------ Data supplied ------

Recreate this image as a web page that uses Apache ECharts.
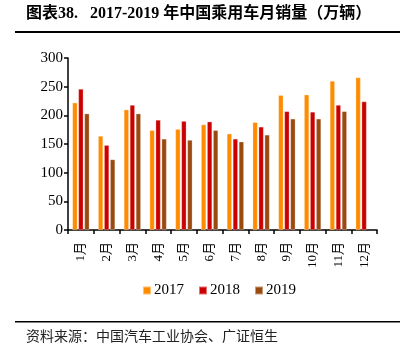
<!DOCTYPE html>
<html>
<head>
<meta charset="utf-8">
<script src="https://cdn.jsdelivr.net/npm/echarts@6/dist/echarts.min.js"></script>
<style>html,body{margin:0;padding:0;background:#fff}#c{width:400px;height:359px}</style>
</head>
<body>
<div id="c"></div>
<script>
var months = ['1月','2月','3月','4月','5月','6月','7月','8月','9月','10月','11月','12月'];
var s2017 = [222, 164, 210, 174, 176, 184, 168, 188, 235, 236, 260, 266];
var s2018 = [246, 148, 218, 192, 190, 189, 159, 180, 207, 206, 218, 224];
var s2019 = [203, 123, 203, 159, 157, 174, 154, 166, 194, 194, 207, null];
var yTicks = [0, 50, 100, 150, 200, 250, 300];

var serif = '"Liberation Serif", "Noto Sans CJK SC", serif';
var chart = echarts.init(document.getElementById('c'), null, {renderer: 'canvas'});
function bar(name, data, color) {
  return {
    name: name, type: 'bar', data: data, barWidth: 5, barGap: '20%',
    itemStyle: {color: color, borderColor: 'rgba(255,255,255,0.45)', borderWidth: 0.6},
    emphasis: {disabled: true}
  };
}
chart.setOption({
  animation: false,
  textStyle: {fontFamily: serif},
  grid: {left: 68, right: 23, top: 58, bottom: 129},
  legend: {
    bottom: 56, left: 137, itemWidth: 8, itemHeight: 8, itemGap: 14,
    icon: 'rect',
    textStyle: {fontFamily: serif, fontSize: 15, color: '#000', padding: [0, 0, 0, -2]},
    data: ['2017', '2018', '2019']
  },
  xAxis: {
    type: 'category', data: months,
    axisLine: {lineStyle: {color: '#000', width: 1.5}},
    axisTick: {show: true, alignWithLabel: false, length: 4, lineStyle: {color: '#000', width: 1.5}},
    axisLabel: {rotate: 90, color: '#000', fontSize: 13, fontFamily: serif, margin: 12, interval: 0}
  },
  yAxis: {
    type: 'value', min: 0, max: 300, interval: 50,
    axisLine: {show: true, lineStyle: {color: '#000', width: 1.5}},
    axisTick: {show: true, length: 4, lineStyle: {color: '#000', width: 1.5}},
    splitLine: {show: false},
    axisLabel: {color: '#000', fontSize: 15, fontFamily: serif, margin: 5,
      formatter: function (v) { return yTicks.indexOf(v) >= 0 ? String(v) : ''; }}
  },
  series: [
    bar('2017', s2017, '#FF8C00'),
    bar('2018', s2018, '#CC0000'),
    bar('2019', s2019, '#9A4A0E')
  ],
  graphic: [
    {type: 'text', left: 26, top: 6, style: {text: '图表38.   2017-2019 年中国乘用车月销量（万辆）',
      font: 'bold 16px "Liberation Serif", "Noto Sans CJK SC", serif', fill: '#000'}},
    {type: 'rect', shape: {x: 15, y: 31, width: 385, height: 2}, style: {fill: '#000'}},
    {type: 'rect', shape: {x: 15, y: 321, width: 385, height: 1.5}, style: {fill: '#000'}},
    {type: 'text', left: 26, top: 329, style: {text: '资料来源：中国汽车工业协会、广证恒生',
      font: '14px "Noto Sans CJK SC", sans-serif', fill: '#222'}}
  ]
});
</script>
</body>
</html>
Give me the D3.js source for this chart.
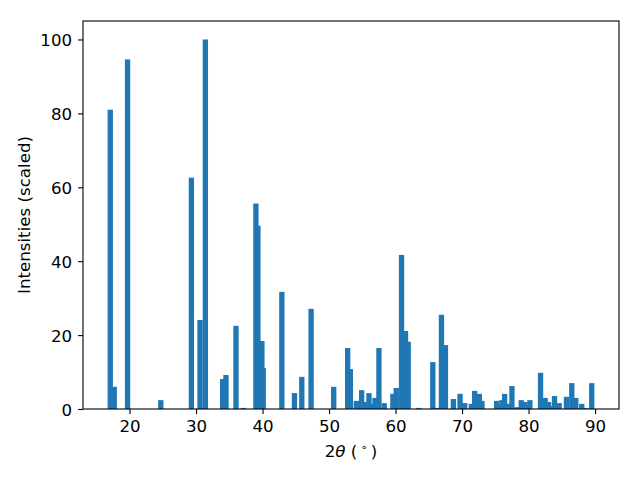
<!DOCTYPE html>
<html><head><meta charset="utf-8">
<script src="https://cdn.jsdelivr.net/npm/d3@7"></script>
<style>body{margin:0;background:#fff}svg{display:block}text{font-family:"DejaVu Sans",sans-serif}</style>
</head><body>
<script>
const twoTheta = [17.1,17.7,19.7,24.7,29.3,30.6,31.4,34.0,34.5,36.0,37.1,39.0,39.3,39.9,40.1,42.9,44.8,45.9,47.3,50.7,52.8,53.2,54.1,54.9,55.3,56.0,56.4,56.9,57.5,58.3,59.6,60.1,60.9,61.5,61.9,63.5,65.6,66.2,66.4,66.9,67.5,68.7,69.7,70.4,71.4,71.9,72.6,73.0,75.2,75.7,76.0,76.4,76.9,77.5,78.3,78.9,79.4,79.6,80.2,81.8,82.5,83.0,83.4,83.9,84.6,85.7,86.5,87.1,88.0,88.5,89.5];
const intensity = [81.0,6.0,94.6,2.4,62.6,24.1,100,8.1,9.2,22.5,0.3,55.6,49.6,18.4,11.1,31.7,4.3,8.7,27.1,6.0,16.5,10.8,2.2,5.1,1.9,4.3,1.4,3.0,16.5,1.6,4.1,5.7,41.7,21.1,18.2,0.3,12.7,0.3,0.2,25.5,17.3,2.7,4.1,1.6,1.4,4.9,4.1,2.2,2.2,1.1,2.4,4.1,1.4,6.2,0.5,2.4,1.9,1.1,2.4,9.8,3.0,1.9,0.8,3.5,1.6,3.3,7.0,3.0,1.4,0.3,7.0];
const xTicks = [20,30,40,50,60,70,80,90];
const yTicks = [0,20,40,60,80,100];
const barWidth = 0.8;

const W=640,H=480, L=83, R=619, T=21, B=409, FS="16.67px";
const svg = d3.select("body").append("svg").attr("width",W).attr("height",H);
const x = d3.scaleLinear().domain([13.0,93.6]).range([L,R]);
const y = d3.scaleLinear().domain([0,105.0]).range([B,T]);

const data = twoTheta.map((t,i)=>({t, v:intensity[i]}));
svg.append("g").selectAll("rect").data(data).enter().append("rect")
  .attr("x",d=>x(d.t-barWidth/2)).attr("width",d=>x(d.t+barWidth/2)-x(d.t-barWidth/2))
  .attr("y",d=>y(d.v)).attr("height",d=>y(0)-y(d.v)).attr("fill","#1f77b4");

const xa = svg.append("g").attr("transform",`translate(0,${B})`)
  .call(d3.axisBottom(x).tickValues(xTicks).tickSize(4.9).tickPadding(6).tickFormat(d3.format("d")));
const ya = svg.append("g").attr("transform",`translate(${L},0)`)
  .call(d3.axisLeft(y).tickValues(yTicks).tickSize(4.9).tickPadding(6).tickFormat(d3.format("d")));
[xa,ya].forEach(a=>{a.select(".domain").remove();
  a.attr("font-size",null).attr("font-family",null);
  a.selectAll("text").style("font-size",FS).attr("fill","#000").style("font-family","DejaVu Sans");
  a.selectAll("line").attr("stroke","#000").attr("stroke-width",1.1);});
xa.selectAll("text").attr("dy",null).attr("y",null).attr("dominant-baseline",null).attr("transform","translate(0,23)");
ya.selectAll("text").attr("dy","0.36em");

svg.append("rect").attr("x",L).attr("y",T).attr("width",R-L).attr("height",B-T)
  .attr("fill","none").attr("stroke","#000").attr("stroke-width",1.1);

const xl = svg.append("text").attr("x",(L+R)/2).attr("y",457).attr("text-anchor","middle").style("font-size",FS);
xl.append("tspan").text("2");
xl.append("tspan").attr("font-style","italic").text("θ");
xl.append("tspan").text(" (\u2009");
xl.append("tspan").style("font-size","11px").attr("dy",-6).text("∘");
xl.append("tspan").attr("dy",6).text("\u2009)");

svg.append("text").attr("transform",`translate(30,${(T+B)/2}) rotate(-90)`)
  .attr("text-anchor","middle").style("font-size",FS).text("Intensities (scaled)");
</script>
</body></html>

------

Exercise brief: Output all of the records exactly as they appear above, but not the pictures.

The reply:
Recreate this image as a web page that uses Apache ECharts.
<!DOCTYPE html>
<html>
<head>
<meta charset="utf-8">
<script src="https://cdn.jsdelivr.net/npm/echarts@6/dist/echarts.min.js"></script>
<style>html,body{margin:0;padding:0;background:#fff}#c{width:400px;height:359px}</style>
</head>
<body>
<div id="c"></div>
<script>
var months = ['1月','2月','3月','4月','5月','6月','7月','8月','9月','10月','11月','12月'];
var s2017 = [222, 164, 210, 174, 176, 184, 168, 188, 235, 236, 260, 266];
var s2018 = [246, 148, 218, 192, 190, 189, 159, 180, 207, 206, 218, 224];
var s2019 = [203, 123, 203, 159, 157, 174, 154, 166, 194, 194, 207, null];
var yTicks = [0, 50, 100, 150, 200, 250, 300];

var serif = '"Liberation Serif", "Noto Sans CJK SC", serif';
var chart = echarts.init(document.getElementById('c'), null, {renderer: 'canvas'});
function bar(name, data, color) {
  return {
    name: name, type: 'bar', data: data, barWidth: 5, barGap: '20%',
    itemStyle: {color: color, borderColor: 'rgba(255,255,255,0.45)', borderWidth: 0.6},
    emphasis: {disabled: true}
  };
}
chart.setOption({
  animation: false,
  textStyle: {fontFamily: serif},
  grid: {left: 68, right: 23, top: 58, bottom: 129},
  legend: {
    bottom: 56, left: 137, itemWidth: 8, itemHeight: 8, itemGap: 14,
    icon: 'rect',
    textStyle: {fontFamily: serif, fontSize: 15, color: '#000', padding: [0, 0, 0, -2]},
    data: ['2017', '2018', '2019']
  },
  xAxis: {
    type: 'category', data: months,
    axisLine: {lineStyle: {color: '#000', width: 1.5}},
    axisTick: {show: true, alignWithLabel: false, length: 4, lineStyle: {color: '#000', width: 1.5}},
    axisLabel: {rotate: 90, color: '#000', fontSize: 13, fontFamily: serif, margin: 12, interval: 0}
  },
  yAxis: {
    type: 'value', min: 0, max: 300, interval: 50,
    axisLine: {show: true, lineStyle: {color: '#000', width: 1.5}},
    axisTick: {show: true, length: 4, lineStyle: {color: '#000', width: 1.5}},
    splitLine: {show: false},
    axisLabel: {color: '#000', fontSize: 15, fontFamily: serif, margin: 5,
      formatter: function (v) { return yTicks.indexOf(v) >= 0 ? String(v) : ''; }}
  },
  series: [
    bar('2017', s2017, '#FF8C00'),
    bar('2018', s2018, '#CC0000'),
    bar('2019', s2019, '#9A4A0E')
  ],
  graphic: [
    {type: 'text', left: 26, top: 6, style: {text: '图表38.   2017-2019 年中国乘用车月销量（万辆）',
      font: 'bold 16px "Liberation Serif", "Noto Sans CJK SC", serif', fill: '#000'}},
    {type: 'rect', shape: {x: 15, y: 31, width: 385, height: 2}, style: {fill: '#000'}},
    {type: 'rect', shape: {x: 15, y: 321, width: 385, height: 1.5}, style: {fill: '#000'}},
    {type: 'text', left: 26, top: 329, style: {text: '资料来源：中国汽车工业协会、广证恒生',
      font: '14px "Noto Sans CJK SC", sans-serif', fill: '#222'}}
  ]
});
</script>
</body>
</html>
Give me the D3.js source for this chart.
<!DOCTYPE html>
<html><head><meta charset="utf-8">
<script src="https://cdn.jsdelivr.net/npm/d3@7"></script>
<style>body{margin:0;background:#fff}svg{display:block}text{font-family:"DejaVu Sans",sans-serif}</style>
</head><body>
<script>
const twoTheta = [17.1,17.7,19.7,24.7,29.3,30.6,31.4,34.0,34.5,36.0,37.1,39.0,39.3,39.9,40.1,42.9,44.8,45.9,47.3,50.7,52.8,53.2,54.1,54.9,55.3,56.0,56.4,56.9,57.5,58.3,59.6,60.1,60.9,61.5,61.9,63.5,65.6,66.2,66.4,66.9,67.5,68.7,69.7,70.4,71.4,71.9,72.6,73.0,75.2,75.7,76.0,76.4,76.9,77.5,78.3,78.9,79.4,79.6,80.2,81.8,82.5,83.0,83.4,83.9,84.6,85.7,86.5,87.1,88.0,88.5,89.5];
const intensity = [81.0,6.0,94.6,2.4,62.6,24.1,100,8.1,9.2,22.5,0.3,55.6,49.6,18.4,11.1,31.7,4.3,8.7,27.1,6.0,16.5,10.8,2.2,5.1,1.9,4.3,1.4,3.0,16.5,1.6,4.1,5.7,41.7,21.1,18.2,0.3,12.7,0.3,0.2,25.5,17.3,2.7,4.1,1.6,1.4,4.9,4.1,2.2,2.2,1.1,2.4,4.1,1.4,6.2,0.5,2.4,1.9,1.1,2.4,9.8,3.0,1.9,0.8,3.5,1.6,3.3,7.0,3.0,1.4,0.3,7.0];
const xTicks = [20,30,40,50,60,70,80,90];
const yTicks = [0,20,40,60,80,100];
const barWidth = 0.8;

const W=640,H=480, L=83, R=619, T=21, B=409, FS="16.67px";
const svg = d3.select("body").append("svg").attr("width",W).attr("height",H);
const x = d3.scaleLinear().domain([13.0,93.6]).range([L,R]);
const y = d3.scaleLinear().domain([0,105.0]).range([B,T]);

const data = twoTheta.map((t,i)=>({t, v:intensity[i]}));
svg.append("g").selectAll("rect").data(data).enter().append("rect")
  .attr("x",d=>x(d.t-barWidth/2)).attr("width",d=>x(d.t+barWidth/2)-x(d.t-barWidth/2))
  .attr("y",d=>y(d.v)).attr("height",d=>y(0)-y(d.v)).attr("fill","#1f77b4");

const xa = svg.append("g").attr("transform",`translate(0,${B})`)
  .call(d3.axisBottom(x).tickValues(xTicks).tickSize(4.9).tickPadding(6).tickFormat(d3.format("d")));
const ya = svg.append("g").attr("transform",`translate(${L},0)`)
  .call(d3.axisLeft(y).tickValues(yTicks).tickSize(4.9).tickPadding(6).tickFormat(d3.format("d")));
[xa,ya].forEach(a=>{a.select(".domain").remove();
  a.attr("font-size",null).attr("font-family",null);
  a.selectAll("text").style("font-size",FS).attr("fill","#000").style("font-family","DejaVu Sans");
  a.selectAll("line").attr("stroke","#000").attr("stroke-width",1.1);});
xa.selectAll("text").attr("dy",null).attr("y",null).attr("dominant-baseline",null).attr("transform","translate(0,23)");
ya.selectAll("text").attr("dy","0.36em");

svg.append("rect").attr("x",L).attr("y",T).attr("width",R-L).attr("height",B-T)
  .attr("fill","none").attr("stroke","#000").attr("stroke-width",1.1);

const xl = svg.append("text").attr("x",(L+R)/2).attr("y",457).attr("text-anchor","middle").style("font-size",FS);
xl.append("tspan").text("2");
xl.append("tspan").attr("font-style","italic").text("θ");
xl.append("tspan").text(" (\u2009");
xl.append("tspan").style("font-size","11px").attr("dy",-6).text("∘");
xl.append("tspan").attr("dy",6).text("\u2009)");

svg.append("text").attr("transform",`translate(30,${(T+B)/2}) rotate(-90)`)
  .attr("text-anchor","middle").style("font-size",FS).text("Intensities (scaled)");
</script>
</body></html>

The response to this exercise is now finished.